Unos lodos todavía no del todo reconocidos.
Es cierto que ETA boicoteó todo lo que pudo la democracia y que, sin ETA nos hubiera ido mucho mejor. Los socialistas entraron llenos de buenas intenciones; quería democratizar el país, transformar las estructuras franquistas, empezando por la policía, y cambiar ese anacrónico aparato que era la justicia. No pudieron y, en parte, porque ETA no les dio tregua. Para combatir el terrorismo se recurrió a lo que se tenía y, por tanto, el cuerpo policial no sufrió la transformación que requería como tampoco lo hizo el aparato judicial. Y esto es consecuencia, en parte, del terrorismo ejercido por ETA, que, en el fondo, vivía mejor contra Franco y quería cargarse el nuevo sistema democrático que se estaba formando.
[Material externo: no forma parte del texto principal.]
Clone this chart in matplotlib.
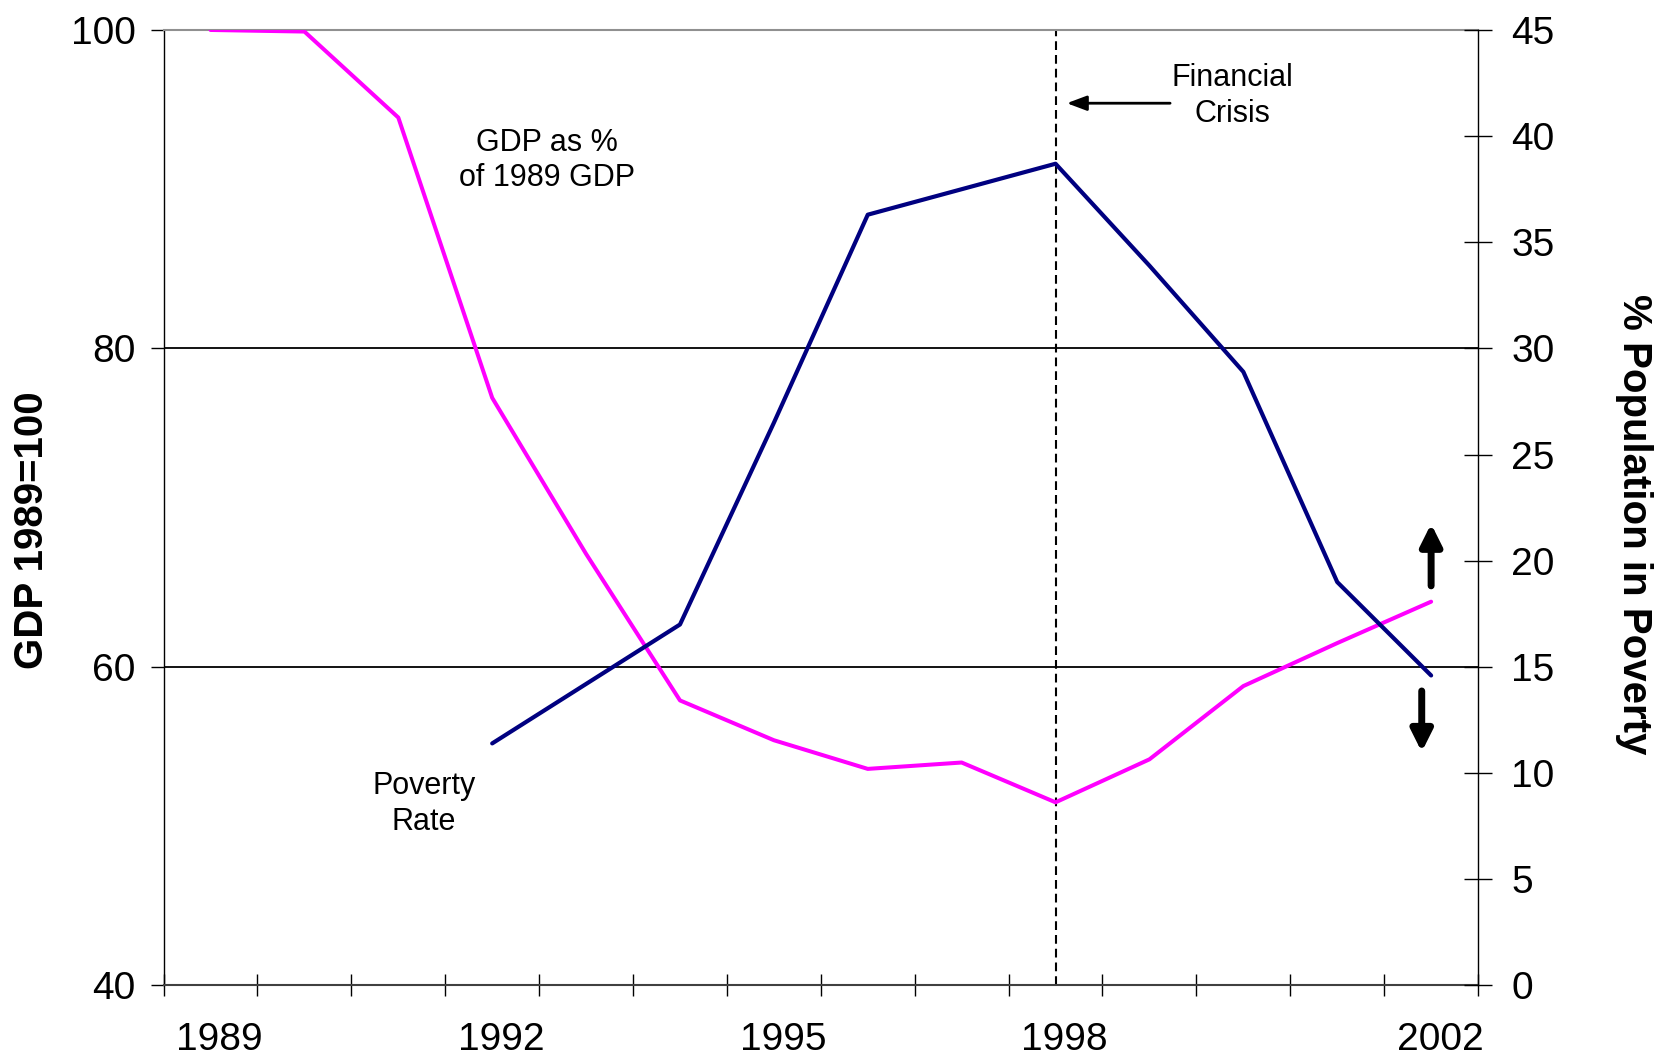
import matplotlib.pyplot as plt
import matplotlib.transforms as mtransforms

plt.rcParams['font.family'] = ['Liberation Sans', 'DejaVu Sans']

years = [1989, 1990, 1991, 1992, 1993, 1994, 1995, 1996, 1997, 1998, 1999, 2000, 2001, 2002]
gdp = [100, 99.9, 94.5, 76.9, 67.1, 57.9, 55.4, 53.6, 54.0, 51.5, 54.2, 58.8, 61.5, 64.1]

pov_years = [1992, 1993, 1994, 1995, 1996, 1997, 1998, 1999, 2000, 2001, 2002]
poverty = [11.4, 14.2, 17.0, 26.5, 36.3, 37.5, 38.7, 33.9, 28.9, 19.0, 14.6]

labeled_years = [1989, 1992, 1995, 1998, 2002]
crisis_year = 1998
gdp_ticks = [40, 60, 80, 100]
gdp_grid = [60, 80]
pov_ticks = list(range(0, 50, 5))

fig = plt.figure(figsize=(16.76, 10.55), dpi=100)
ax = fig.add_axes([0.0976, 0.0659, 0.7843, 0.9057])
ax2 = ax.twinx()

for g in gdp_grid:
    ax.axhline(g, color='black', lw=1.3, zorder=1)
ax.axvline(crisis_year, color='black', lw=1.5, dashes=(4.2, 2.4), zorder=2)

ax.plot(years, gdp, color='#FF00FF', lw=2.9, solid_capstyle='round', zorder=3)
ax2.plot(pov_years, poverty, color='#000080', lw=3.0, solid_capstyle='round', zorder=3)

ax.set_xlim(1988.5, 2002.5)
ax.set_ylim(40, 100)
ax2.set_ylim(0, 45)

# x axis: ticks at year boundaries, labels only at a few years
ax.set_xticks(labeled_years)
ax.set_xticklabels([str(y) for y in labeled_years])
ax.set_xticks([y - 0.5 for y in years] + [years[-1] + 0.5], minor=True)
ax.tick_params(axis='x', which='major', length=0, direction='inout', pad=26, labelsize=28)
ax.tick_params(axis='x', which='minor', length=16, width=1.0, direction='inout')
off = mtransforms.ScaledTranslation(0.09, 0, fig.dpi_scale_trans)
for lab in ax.get_xticklabels():
    lab.set_transform(lab.get_transform() + off)

ax.set_yticks(gdp_ticks)
ax.tick_params(axis='y', which='major', length=9.3, width=1.0, direction='out', pad=11, labelsize=28)

ax2.set_yticks(pov_ticks)
ax2.tick_params(axis='y', which='major', length=19.6, width=1.0, direction='inout', pad=14, labelsize=28)

ax.spines['top'].set_color('#909090')
ax.spines['top'].set_linewidth(1.5)
ax.spines['bottom'].set_color('#404040')
ax.spines['bottom'].set_linewidth(1.5)
ax.spines['left'].set_linewidth(1.0)
ax.spines['right'].set_visible(False)
for s in ['top', 'bottom', 'left']:
    ax2.spines[s].set_visible(False)
ax2.spines['right'].set_linewidth(1.0)

ax.text(-0.1, 0.477, 'GDP 1989=100', transform=ax.transAxes, rotation=90,
        ha='center', va='center', fontsize=29, fontweight='bold')
ax.text(1.119, 0.483, '% Population in Poverty', transform=ax.transAxes, rotation=270,
        ha='center', va='center', fontsize=29, fontweight='bold')

ax.text(1992.58, 91.8, 'GDP as %\nof 1989 GDP', ha='center', va='center', fontsize=22,
        linespacing=1.25)
ax.text(1991.27, 51.4, 'Poverty\nRate', ha='center', va='center', fontsize=22,
        linespacing=1.25)
ax.text(1999.88, 95.85, 'Financial\nCrisis', ha='center', va='center', fontsize=22,
        linespacing=1.25)

ax.annotate('', xy=(1998.12, 95.4), xytext=(1999.22, 95.4),
            arrowprops=dict(arrowstyle='-|>,head_length=0.4,head_width=0.15',
                            mutation_scale=30, lw=2.0, color='black',
                            shrinkA=0, shrinkB=0))
ax2.annotate('', xy=(2002.0, 21.74), xytext=(2002.0, 18.82),
             arrowprops=dict(arrowstyle='-|>,head_length=0.4,head_width=0.2',
                             mutation_scale=32, lw=5, color='black',
                             shrinkA=0, shrinkB=0))
ax2.annotate('', xy=(2001.9, 11.0), xytext=(2001.9, 13.87),
             arrowprops=dict(arrowstyle='-|>,head_length=0.4,head_width=0.2',
                             mutation_scale=32, lw=5, color='black',
                             shrinkA=0, shrinkB=0))

fig.savefig('out.png', dpi=100)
Dicho todo esto, el problema y la pena es que los socialistas y, en concreto, el gobierno de Felipe González adoptó la peor de las decisiones: jugar contra los terroristas con sus armas y, además, cometiendo grandísimos errores. ¿Cómo justificas que tu gobierno ha matado a dos ciudadanos franceses que están jugando al mus en territorio francés? ¿Cómo se justifica que se secuestren a dos jóvenes, se les torture, se les deje medio muertos y se les entierre finalmente en cal viva?
¿No es hora de reconocer con todas las letras lo que sucedió?
Si estamos pidiendo a Bildu, y con razón, que tenga el valor de decir no solo que siente los muertos, sino que nunca tuvo que haber habido ni un solo muerto, que ninguna circunstancia ni ningún dogma justifica la muerte de nadie, a la inversa, sería de agradecer que este gobierno socialista, si bien no tiene nada que ver con aquel gobierno socialista, tuviera el valor de decir que el terrorismo de Estado nunca tuvo que existir. Por tanto, es necesario que, por fin, los asesinados por los GAL fueran reconocidos como víctimas de los GAL y, por tanto, como víctimas del terrorismo.